** start Provided data **
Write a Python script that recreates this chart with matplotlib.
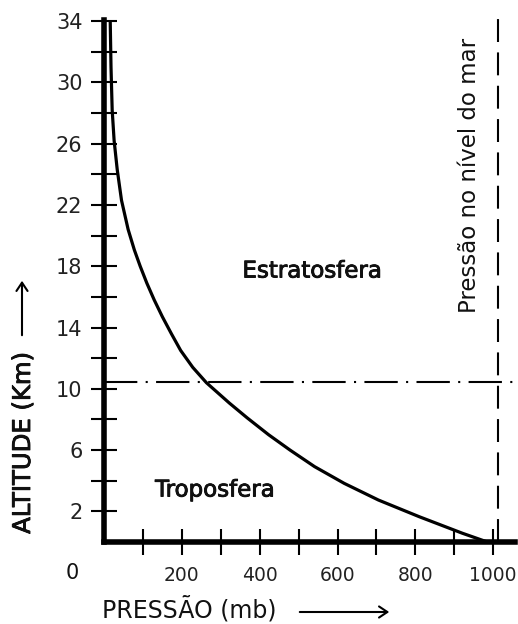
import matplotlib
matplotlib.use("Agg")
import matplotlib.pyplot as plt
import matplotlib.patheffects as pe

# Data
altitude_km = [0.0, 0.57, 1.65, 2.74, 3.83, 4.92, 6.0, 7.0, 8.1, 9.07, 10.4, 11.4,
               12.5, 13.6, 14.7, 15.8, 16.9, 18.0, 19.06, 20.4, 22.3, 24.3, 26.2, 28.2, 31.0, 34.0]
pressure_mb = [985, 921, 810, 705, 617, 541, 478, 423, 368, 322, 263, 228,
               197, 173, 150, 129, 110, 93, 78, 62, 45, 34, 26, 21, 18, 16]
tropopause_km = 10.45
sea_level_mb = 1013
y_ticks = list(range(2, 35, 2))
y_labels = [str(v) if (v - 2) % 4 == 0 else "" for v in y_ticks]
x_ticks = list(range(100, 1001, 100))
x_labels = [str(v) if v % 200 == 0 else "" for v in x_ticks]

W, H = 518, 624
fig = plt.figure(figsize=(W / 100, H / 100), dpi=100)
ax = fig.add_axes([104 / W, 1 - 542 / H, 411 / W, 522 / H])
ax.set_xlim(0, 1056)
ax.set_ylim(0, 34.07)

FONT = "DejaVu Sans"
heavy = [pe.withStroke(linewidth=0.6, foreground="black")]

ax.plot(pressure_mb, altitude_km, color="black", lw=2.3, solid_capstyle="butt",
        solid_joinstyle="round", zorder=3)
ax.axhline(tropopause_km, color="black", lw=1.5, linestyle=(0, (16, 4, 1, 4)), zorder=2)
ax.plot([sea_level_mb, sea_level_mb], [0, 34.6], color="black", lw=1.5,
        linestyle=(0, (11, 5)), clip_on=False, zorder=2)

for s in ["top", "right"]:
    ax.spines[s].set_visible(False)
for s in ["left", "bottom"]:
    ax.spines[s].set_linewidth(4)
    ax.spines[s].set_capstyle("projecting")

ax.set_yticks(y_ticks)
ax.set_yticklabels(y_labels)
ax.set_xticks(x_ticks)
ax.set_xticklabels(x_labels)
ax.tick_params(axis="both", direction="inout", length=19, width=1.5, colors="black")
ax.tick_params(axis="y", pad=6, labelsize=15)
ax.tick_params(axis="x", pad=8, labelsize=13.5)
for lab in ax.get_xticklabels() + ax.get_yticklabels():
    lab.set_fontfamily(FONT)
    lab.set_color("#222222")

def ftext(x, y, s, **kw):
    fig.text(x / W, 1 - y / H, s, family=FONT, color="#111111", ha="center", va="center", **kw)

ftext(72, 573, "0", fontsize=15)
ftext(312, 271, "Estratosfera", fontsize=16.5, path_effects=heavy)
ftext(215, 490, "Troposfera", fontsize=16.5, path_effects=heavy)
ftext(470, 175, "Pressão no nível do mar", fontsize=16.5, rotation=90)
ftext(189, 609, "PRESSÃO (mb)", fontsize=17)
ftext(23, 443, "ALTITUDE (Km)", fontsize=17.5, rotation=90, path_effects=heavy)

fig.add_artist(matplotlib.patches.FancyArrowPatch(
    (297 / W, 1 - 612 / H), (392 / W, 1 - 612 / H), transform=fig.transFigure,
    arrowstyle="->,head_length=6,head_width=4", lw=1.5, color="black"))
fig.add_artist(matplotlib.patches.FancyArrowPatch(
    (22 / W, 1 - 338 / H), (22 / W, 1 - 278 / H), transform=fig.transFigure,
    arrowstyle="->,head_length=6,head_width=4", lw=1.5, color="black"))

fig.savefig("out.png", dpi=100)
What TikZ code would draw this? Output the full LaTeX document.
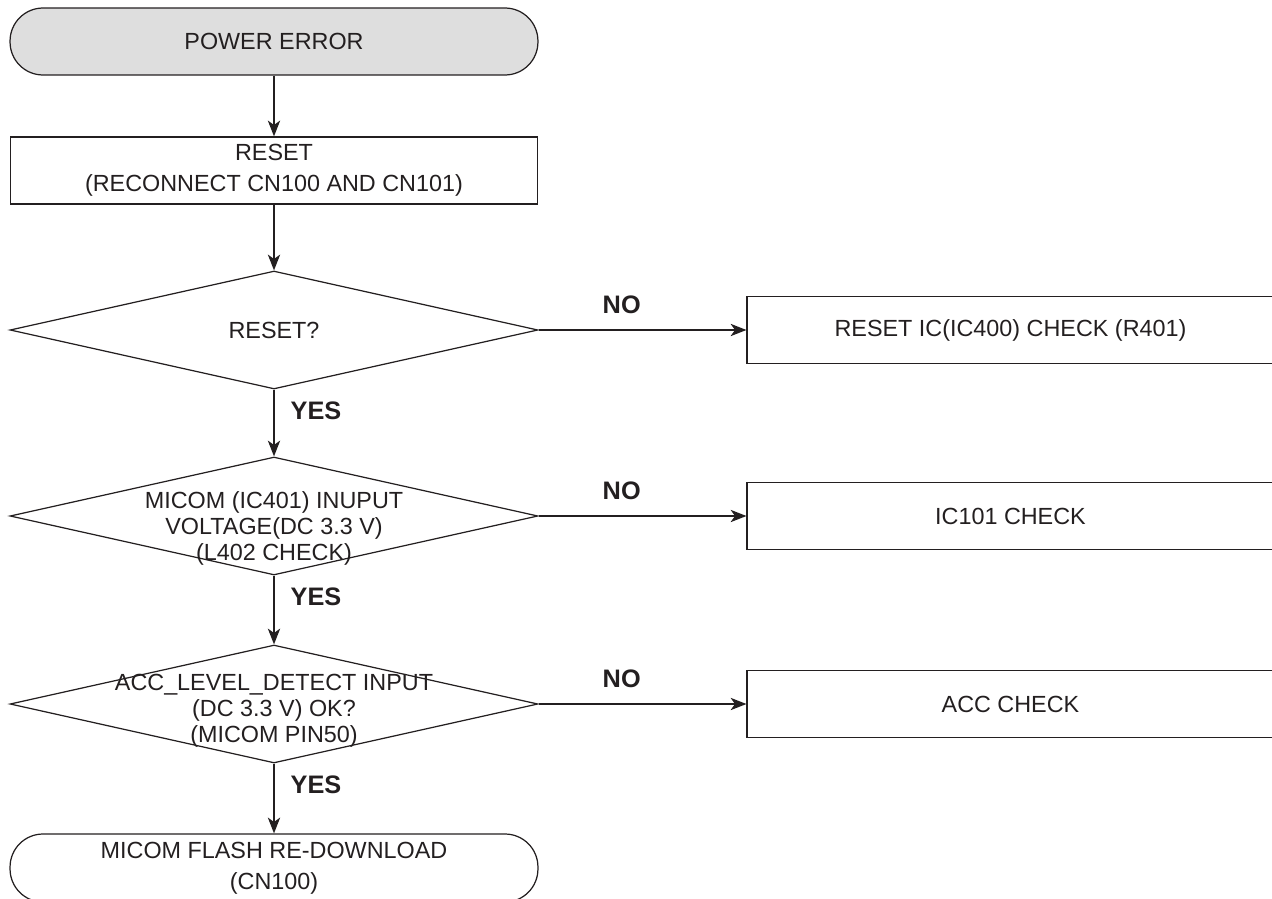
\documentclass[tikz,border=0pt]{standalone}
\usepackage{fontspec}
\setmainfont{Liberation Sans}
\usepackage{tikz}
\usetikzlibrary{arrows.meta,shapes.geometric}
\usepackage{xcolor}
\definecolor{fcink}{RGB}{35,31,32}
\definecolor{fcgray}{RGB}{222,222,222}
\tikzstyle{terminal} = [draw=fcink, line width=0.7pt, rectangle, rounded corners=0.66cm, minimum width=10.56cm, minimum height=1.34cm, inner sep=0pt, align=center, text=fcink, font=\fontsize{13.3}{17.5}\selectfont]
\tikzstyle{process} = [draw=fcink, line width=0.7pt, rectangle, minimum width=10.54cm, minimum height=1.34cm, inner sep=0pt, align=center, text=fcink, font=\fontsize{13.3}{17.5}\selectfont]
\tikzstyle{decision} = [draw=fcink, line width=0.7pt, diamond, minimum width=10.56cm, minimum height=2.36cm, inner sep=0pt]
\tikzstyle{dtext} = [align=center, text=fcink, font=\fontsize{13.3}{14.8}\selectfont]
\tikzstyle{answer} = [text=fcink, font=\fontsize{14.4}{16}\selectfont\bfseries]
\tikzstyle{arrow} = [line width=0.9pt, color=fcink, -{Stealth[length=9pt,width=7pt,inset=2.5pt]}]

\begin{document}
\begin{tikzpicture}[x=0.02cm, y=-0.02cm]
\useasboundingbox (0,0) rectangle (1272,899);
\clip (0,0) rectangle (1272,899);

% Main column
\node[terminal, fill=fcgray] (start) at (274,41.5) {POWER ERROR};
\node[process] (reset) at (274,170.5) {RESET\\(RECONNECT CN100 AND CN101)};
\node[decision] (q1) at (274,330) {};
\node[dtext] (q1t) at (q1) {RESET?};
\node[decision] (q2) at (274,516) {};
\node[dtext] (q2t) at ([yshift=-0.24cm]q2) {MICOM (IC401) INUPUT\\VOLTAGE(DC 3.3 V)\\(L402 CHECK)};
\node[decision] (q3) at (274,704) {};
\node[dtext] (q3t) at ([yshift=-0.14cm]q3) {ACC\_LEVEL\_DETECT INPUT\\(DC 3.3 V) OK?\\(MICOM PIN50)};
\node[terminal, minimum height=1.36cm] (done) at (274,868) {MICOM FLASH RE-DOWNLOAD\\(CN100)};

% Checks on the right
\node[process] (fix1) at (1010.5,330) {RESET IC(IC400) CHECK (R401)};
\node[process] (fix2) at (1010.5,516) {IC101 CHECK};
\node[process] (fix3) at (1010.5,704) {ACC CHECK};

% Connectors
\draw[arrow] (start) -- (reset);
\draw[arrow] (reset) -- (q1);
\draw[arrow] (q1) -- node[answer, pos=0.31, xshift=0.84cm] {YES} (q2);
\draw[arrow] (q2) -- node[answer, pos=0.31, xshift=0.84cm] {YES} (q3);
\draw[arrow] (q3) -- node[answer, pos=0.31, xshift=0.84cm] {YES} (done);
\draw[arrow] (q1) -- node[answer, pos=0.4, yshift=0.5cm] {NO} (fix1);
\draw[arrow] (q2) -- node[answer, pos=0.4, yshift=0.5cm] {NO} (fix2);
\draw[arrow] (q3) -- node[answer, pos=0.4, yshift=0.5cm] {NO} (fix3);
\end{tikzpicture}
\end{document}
** end Provided data **
Begin at the top of the records above and retype each line exactly until the line containing "x_labels = [str(v)", which is included. Skip all pictures.

Write a Python script that recreates this chart with matplotlib.
import matplotlib
matplotlib.use("Agg")
import matplotlib.pyplot as plt
import matplotlib.patheffects as pe

# Data
altitude_km = [0.0, 0.57, 1.65, 2.74, 3.83, 4.92, 6.0, 7.0, 8.1, 9.07, 10.4, 11.4,
               12.5, 13.6, 14.7, 15.8, 16.9, 18.0, 19.06, 20.4, 22.3, 24.3, 26.2, 28.2, 31.0, 34.0]
pressure_mb = [985, 921, 810, 705, 617, 541, 478, 423, 368, 322, 263, 228,
               197, 173, 150, 129, 110, 93, 78, 62, 45, 34, 26, 21, 18, 16]
tropopause_km = 10.45
sea_level_mb = 1013
y_ticks = list(range(2, 35, 2))
y_labels = [str(v) if (v - 2) % 4 == 0 else "" for v in y_ticks]
x_ticks = list(range(100, 1001, 100))
x_labels = [str(v) if v % 200 == 0 else "" for v in x_ticks]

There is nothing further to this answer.